We work with a rather large upstream scientific codebase in python. They have an innate distrust of anything that isn't written by them.
Their testing system depends on tests printing "OK" after every test. This means that in many cases, tests failing are indicated by the _absence_ of "OK" being printed.
(We've attempted to isolate those parts and write our own stuff testing against upstream in pytest. We once presented a proposal to move them to pytest, offering to do any work and even wrote pytest plugins to seamlessly integrate with their current system. We got a - literal - "Thanks, but no thanks.")
That’s not the way I would do it, but is there really a problem here? Assuming the library itself isn’t littered with print statements that cause false positives.
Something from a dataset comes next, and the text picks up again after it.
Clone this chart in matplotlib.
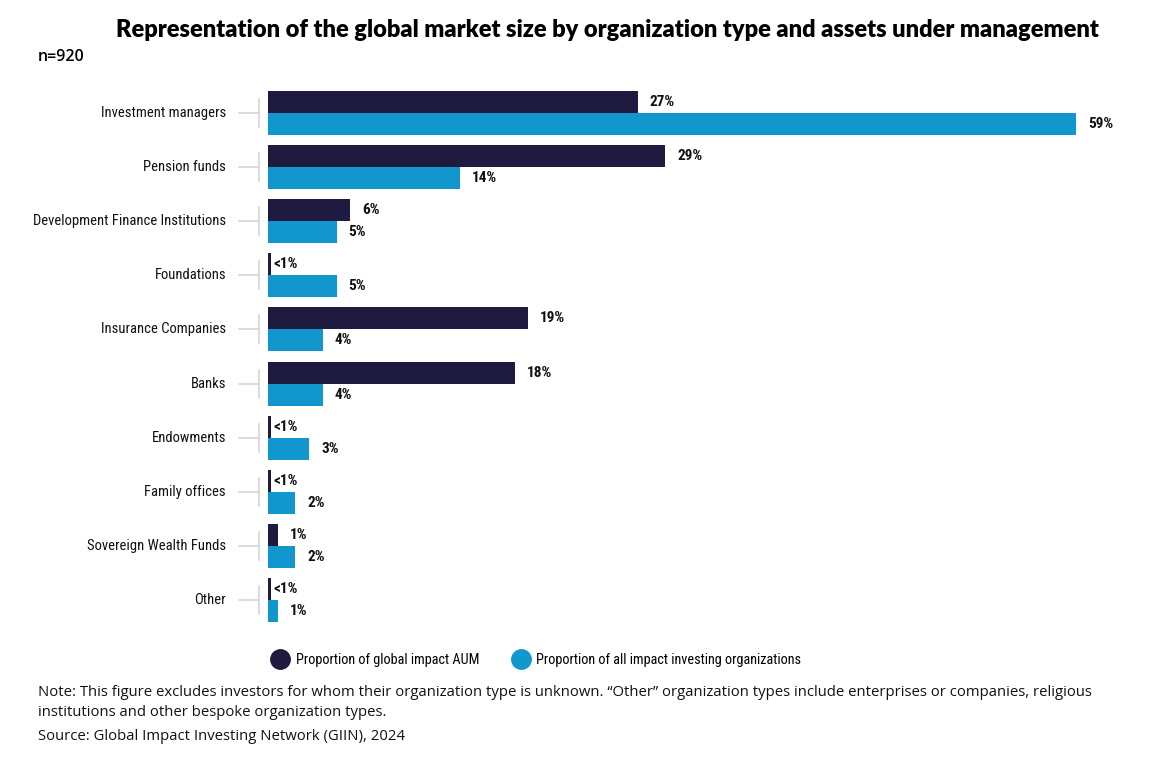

Experience has taught me that the “right” testing framework for a project is whatever the developers are happy and productive with.
I've had unit test suites in the past that failed to run the test if the test failed to compile. Those were the worst. I only found out because I roughly knew how many tests I expected to be run
I’ve shipped unit tests that would fail but don’t run by copying the function signature of the previous test then forgetting to change the name of the new one. Only one of the tests will run (the first?).
Maybe unit tests need unit tests? (There’s probably a lint rule to catch what I describe above)
> Maybe unit tests need unit tests? (There’s probably a lint rule to catch what I describe above)
Yep - meta-testing (ensuring that every unit test that exists in a project adds unique coverage, remains valid, runs as expected, and I'm sure many other properties) could (and should!) definitely be automated.
Some more advanced meta-testing could involve tracking changes to a project's source history over time (in other words: tests that run with commit history). By that I'm thinking of situations like: "does this test genuinely still test what it used to, after the test and/or application code was modified?"
mutation testing is one example: if you make random changes (random in terms of transforming valid code to different valid code) to the code being tested, you should expect that the test will then fail. If not, there is some part of the code's behaviour which is not being tested.
Wow, that sounds like the future of testing. It’d be a hard to sell to manager now though. Some of those checks seem like they could be auto-generated though
The second one will run, because as the file gets executed top down, the second declaration overwrites the first declaration, just like when you reassign a variable.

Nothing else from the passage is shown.